Reyhan Algül, uzman klinik psikolog
◊ Herkes travmayı aynı şekilde deneyimlemez. Bir olayın travmatik etki yaratması travmanın niteliği kadar kişinin baş etme gücüne, psikoloijk dayanıklılığına ve olayları değerlendirme şekline bağlıdır. Ayrıca kişilik özellikleri, ailede depresyon, anksiyete gibi psikolojik sorunlar öyküsünün olması da travma riskini arttırır.

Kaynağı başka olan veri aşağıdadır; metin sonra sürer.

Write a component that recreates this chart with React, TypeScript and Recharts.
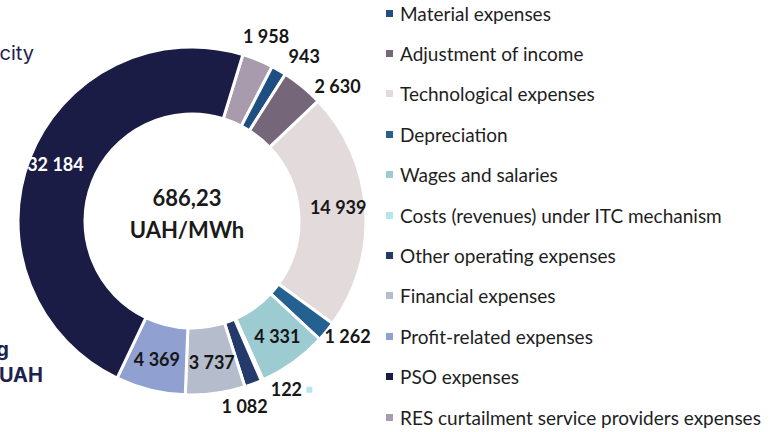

◊ Travma sonrasında duygusal iyileşme sürecini hızlandırmak ve travma sonrası stres bozukluğunun gelişmemesini sağlamak her zaman kolay değildir. Sinir sistemimiz ve beynimiz bir travma yaşadıktan sonra bizi hayatta tutabilmek için sürekli alarm halinde olacaktır.

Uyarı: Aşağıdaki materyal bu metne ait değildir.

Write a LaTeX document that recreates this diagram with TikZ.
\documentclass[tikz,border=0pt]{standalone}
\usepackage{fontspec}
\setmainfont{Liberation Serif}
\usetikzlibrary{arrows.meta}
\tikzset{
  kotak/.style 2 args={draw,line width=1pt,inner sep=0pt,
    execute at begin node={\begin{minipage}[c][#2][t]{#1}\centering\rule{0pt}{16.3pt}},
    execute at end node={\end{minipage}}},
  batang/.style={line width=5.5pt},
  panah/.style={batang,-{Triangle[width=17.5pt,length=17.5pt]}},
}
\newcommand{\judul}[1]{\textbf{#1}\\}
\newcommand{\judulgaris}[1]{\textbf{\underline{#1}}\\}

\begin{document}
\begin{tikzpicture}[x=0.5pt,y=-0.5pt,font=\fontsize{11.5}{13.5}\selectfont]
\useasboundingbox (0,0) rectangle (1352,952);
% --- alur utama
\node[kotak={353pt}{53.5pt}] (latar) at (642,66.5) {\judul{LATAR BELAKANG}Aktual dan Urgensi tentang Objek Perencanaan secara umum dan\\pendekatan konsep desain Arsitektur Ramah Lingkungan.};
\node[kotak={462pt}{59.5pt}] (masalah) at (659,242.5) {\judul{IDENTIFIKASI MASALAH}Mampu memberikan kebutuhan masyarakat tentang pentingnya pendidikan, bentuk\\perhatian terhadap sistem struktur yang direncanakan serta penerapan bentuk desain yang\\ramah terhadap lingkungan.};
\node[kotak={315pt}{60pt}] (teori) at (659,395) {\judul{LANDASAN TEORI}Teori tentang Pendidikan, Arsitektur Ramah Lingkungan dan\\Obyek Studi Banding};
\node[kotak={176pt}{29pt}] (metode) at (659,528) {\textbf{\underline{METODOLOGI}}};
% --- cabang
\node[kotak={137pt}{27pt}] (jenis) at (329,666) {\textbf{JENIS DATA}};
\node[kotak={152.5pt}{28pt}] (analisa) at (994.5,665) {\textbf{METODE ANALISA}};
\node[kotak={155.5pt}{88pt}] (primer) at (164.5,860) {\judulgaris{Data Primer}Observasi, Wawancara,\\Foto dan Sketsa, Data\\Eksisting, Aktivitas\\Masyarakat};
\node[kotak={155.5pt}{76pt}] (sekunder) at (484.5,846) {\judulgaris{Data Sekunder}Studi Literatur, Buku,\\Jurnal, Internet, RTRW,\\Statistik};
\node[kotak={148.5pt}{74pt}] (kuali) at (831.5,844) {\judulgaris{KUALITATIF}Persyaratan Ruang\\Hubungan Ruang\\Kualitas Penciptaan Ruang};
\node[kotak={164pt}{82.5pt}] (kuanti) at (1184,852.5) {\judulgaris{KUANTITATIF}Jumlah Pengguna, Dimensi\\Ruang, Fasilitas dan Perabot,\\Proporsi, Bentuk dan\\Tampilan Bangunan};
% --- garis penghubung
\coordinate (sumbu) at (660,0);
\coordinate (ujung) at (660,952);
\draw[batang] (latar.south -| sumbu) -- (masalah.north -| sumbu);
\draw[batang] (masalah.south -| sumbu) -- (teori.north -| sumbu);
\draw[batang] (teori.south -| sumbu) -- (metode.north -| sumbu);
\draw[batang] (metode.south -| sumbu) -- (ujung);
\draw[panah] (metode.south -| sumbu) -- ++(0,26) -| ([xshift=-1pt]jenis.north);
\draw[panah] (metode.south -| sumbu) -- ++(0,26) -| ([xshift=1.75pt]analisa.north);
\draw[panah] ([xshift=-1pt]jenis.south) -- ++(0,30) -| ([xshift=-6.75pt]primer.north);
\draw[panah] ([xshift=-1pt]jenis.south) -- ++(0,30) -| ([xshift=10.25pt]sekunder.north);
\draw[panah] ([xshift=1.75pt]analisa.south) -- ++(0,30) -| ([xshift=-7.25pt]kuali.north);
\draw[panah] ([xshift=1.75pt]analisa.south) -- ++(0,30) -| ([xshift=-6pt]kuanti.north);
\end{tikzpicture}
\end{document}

◊ Stres bozukluğu, travmatik yaşantıdan altı ay gibi uzun bir süre sonra ortaya çıkabilir. Bunlara ‘gecikmeli başlangıçlı’ adı verilir.

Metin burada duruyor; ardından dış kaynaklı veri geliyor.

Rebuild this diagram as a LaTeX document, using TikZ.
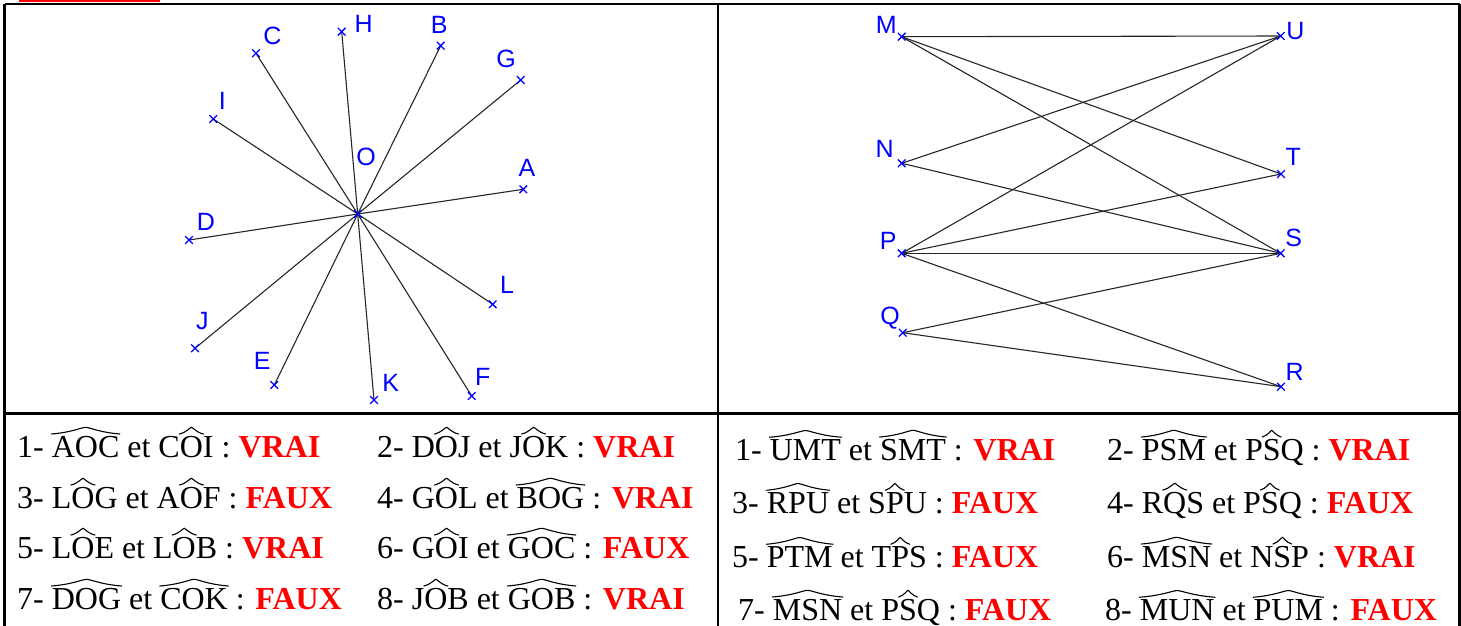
\documentclass[tikz,border=0pt]{standalone}
\usepackage{fontspec}
\setmainfont{Liberation Serif}
\newfontfamily\lblfont{Liberation Sans}
\definecolor{ptblue}{RGB}{0,0,255}
\definecolor{ansred}{RGB}{255,0,0}
\newsavebox\hatbox
\newdimen\hatw
\newdimen\hath
\newcommand\wh[1]{\sbox\hatbox{#1}\hatw=\wd\hatbox\hath=\ht\hatbox\makebox[0pt][l]{\usebox\hatbox}\tikz[baseline=0pt,x=1pt,y=1pt]{\useasboundingbox (0pt,0pt) rectangle (\hatw,\hath);
\draw[line width=1.1pt,line cap=round,black] (-0.5pt,\hath+1.8pt) .. controls (0.3*\hatw,\hath+3.5pt) and (0.44*\hatw,\hath+8.5pt) .. (0.5*\hatw,\hath+8.5pt) .. controls (0.56*\hatw,\hath+8.5pt) and (0.7*\hatw,\hath+3.5pt) .. (\hatw+0.5pt,\hath+1.8pt);}}
\newcommand\ans[1]{\textcolor{ansred}{\textbf{#1}}}
\begin{document}
\begin{tikzpicture}[x=1pt,y=-1pt,
  ray/.style={draw=black!85,line width=1.1pt},
  crossmark/.style={draw=ptblue,line width=1.3pt},
  lbl/.style={text=ptblue,font=\lblfont\fontsize{25}{25}\selectfont,inner sep=0pt},
  row/.style={anchor=base west,inner sep=0pt,font=\fontsize{32}{36}\selectfont},
  frame/.style={line width=2.2pt,draw=black}]
\useasboundingbox (0,0) rectangle (1461,625);
\clip (0,0) rectangle (1461,625);
% top red bar
\fill[ansred] (19,0) rectangle (160,2);
% table frame
\draw[frame] (4.5,4) -- (1459.5,4);
\draw[frame] (4.5,4) -- (4.5,640);
\draw[frame] (1459.5,4) -- (1459.5,640);
\draw[frame] (718,4) -- (718,640);
\draw[frame] (4.5,413.5) -- (1459.5,413.5);
% left figure points
\coordinate (O) at (357.7,214);
\coordinate (A) at (523.3,189.3);
\coordinate (B) at (440.7,45.7);
\coordinate (C) at (256,53.3);
\coordinate (D) at (189,240);
\coordinate (E) at (274.3,385);
\coordinate (F) at (471.7,396);
\coordinate (G) at (520.7,80);
\coordinate (H) at (341.7,31.7);
\coordinate (I) at (213.3,119);
\coordinate (J) at (195,348.3);
\coordinate (K) at (374,400);
\coordinate (L) at (492.7,304.3);
\foreach \p in {A,B,C,D,E,F,G,H,I,J,K,L} \draw[ray] (O) -- (\p);
\foreach \p in {O,A,B,C,D,E,F,G,H,I,J,K,L}
  \draw[crossmark,shift={(\p)}] (-3.8,-3.8) -- (3.8,3.8) (-3.8,3.8) -- (3.8,-3.8);
\node[lbl] (lO) at (366,156.7) {O};
\node[lbl] (lA) at (527,168.3) {A};
\node[lbl] (lB) at (439.3,24.7) {B};
\node[lbl] (lC) at (272.3,35.7) {C};
\node[lbl] (lD) at (206,221.7) {D};
\node[lbl] (lE) at (262.3,360.7) {E};
\node[lbl] (lF) at (482.7,376.7) {F};
\node[lbl] (lG) at (506,59.3) {G};
\node[lbl] (lH) at (363.7,24) {H};
\node[lbl] (lI) at (222.3,100.7) {I};
\node[lbl] (lJ) at (202.3,320.7) {J};
\node[lbl] (lK) at (390.7,383.3) {K};
\node[lbl] (lL) at (507,285.3) {L};
% right figure points
\coordinate (M) at (901.7,36.7);
\coordinate (U) at (1280.7,36);
\coordinate (N) at (901.7,163.3);
\coordinate (T) at (1281,174);
\coordinate (P) at (901.7,253.3);
\coordinate (S) at (1280.7,253.3);
\coordinate (Q) at (902.7,332.7);
\coordinate (R) at (1281,386.7);
\draw[ray] (M) -- (U);
\draw[ray] (M) -- (T);
\draw[ray] (M) -- (S);
\draw[ray] (N) -- (U);
\draw[ray] (N) -- (S);
\draw[ray] (P) -- (U);
\draw[ray] (P) -- (T);
\draw[ray] (P) -- (S);
\draw[ray] (P) -- (R);
\draw[ray] (Q) -- (S);
\draw[ray] (Q) -- (R);
\foreach \p in {M,U,N,T,P,S,Q,R}
  \draw[crossmark,shift={(\p)}] (-3.8,-3.8) -- (3.8,3.8) (-3.8,3.8) -- (3.8,-3.8);
\node[lbl] (lM) at (886.3,25.3) {M};
\node[lbl] (lU) at (1295.3,30.7) {U};
\node[lbl] (lN) at (884.7,149.3) {N};
\node[lbl] (lT) at (1293.3,157.3) {T};
\node[lbl] (lP) at (888.3,240.7) {P};
\node[lbl] (lS) at (1293.7,238) {S};
\node[lbl] (lQ) at (890,318.3) {Q};
\node[lbl] (lR) at (1294.7,371.7) {R};
% left answers
\node[row] (a1) at (17,457) {1- \wh{AOC} et C\wh{O}I : \ans{VRAI}};
\node[row] (a2) at (377,457) {2- D\wh{O}J et J\wh{O}K : \ans{VRAI}};
\node[row] (a3) at (17,508) {3- L\wh{O}G et A\wh{O}F : \ans{FAUX}};
\node[row] (a4) at (377,508) {4- G\wh{O}L et \wh{BOG} : \ans{VRAI}};
\node[row] (a5) at (17,558) {5- L\wh{O}E et L\wh{O}B : \ans{VRAI}};
\node[row] (a6) at (377,558) {6- G\wh{O}I et \wh{GOC} : \ans{FAUX}};
\node[row] (a7) at (17,609) {7- \wh{DOG} et \wh{COK} : \ans{FAUX}};
\node[row] (a8) at (377,609) {8- J\wh{O}B et \wh{GOB} : \ans{VRAI}};
% right answers
\node[row] (b1) at (735,460) {1- \wh{UMT} et \wh{SMT} : \ans{VRAI}};
\node[row] (b2) at (1107,460) {2- \wh{PSM} et P\wh{S}Q : \ans{VRAI}};
\node[row] (b3) at (732,513) {3- \wh{RPU} et S\wh{P}U : \ans{FAUX}};
\node[row] (b4) at (1107,513) {4- R\wh{Q}S et P\wh{S}Q : \ans{FAUX}};
\node[row] (b5) at (732,567) {5- \wh{PTM} et T\wh{P}S : \ans{FAUX}};
\node[row] (b6) at (1107,567) {6- \wh{MSN} et N\wh{S}P : \ans{VRAI}};
\node[row] (b7) at (738,620) {7- \wh{MSN} et P\wh{S}Q : \ans{FAUX}};
\node[row] (b8) at (1105,620) {8- \wh{MUN} et \wh{PUM} : \ans{FAUX}};
\end{tikzpicture}
\end{document}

◊ Travma sonrası stres bozukluğu genelde tek başına görülmez. Sıklıkla depresyon, anksiyete, fobiler, kendine zarar verme davranışları, bağımlılıklar ve geçmeyen fiziksel semptomlar da bu tabloya eşlik eder.
◊ Travmatik bir olay kişileri farklı etkileyebileceği için kişinin ihtiyaçlarına uygun olan tedavi planının hazırlanması gerekiyor. Psikoterapiler ve gerekiyorsa ilaç tedavisine başvurulmalı.
Psikoterapi türlerinden bilişsel-davranışçı terapi, EMDR (göz hareketleriyle duyarsızlaştırma), grup terapileri ve beden odaklı yöntemler iyi sonuç verebiliyor.